Dual-Branch No-Reference Quality Assessment Method for Screen Content Videos Based on Multi-Dimensional Spatiotemporal Features

The widespread adoption of smart devices has led to the extensive application of screen content videos in fields such as remote education and live streaming. Thus the quality assessment of these videos is crucial for ensuring a satisfactory visual experience. Unlike natural scene videos， screen content contains many synthetic elements such as text and graphics， resulting in more complex distortion types. Therefore， there is a need to develop a no-reference quality assessment model that aligns with human visual characteristics. However， existing methods struggle to effectively handle a high dynamic range and composite distortions， and the high redundancy and strong temporal dependencies in video data constrain feature extraction efficiency and the accuracy of quality perception. To address these challenges， this study proposed a dual-branch architecture for no-reference screen content video quality assessment. For complex distortion patterns， we constructed a spatial perception branch to extract spatial structural information and noise distribution from key frames.
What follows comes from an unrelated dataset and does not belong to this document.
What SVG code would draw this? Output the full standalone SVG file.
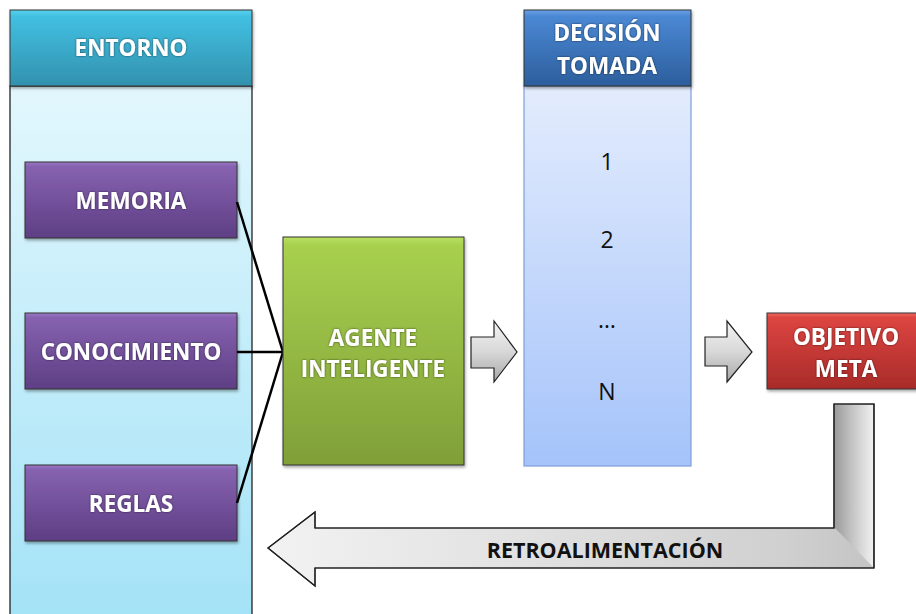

To reduce video redundancy and suppress shallow dependencies， we introduced a tube-based masked spatiotemporal encoding mechanism that captures deeper motion features. To address the difficulties encountered in temporal modeling， we designed a temporal perception enhancement module that integrates multi-dimensional features to generate final quality scores. Experimental findings revealed that our method achieved a 2.3% improvement in the weighted Spearman Rank-Order Correlation Coefficient （SROCC） compared with the second-best model on two mainstream datasets， significantly enhancing both the perceptual consistency and generalization capability in screen content video quality assessment.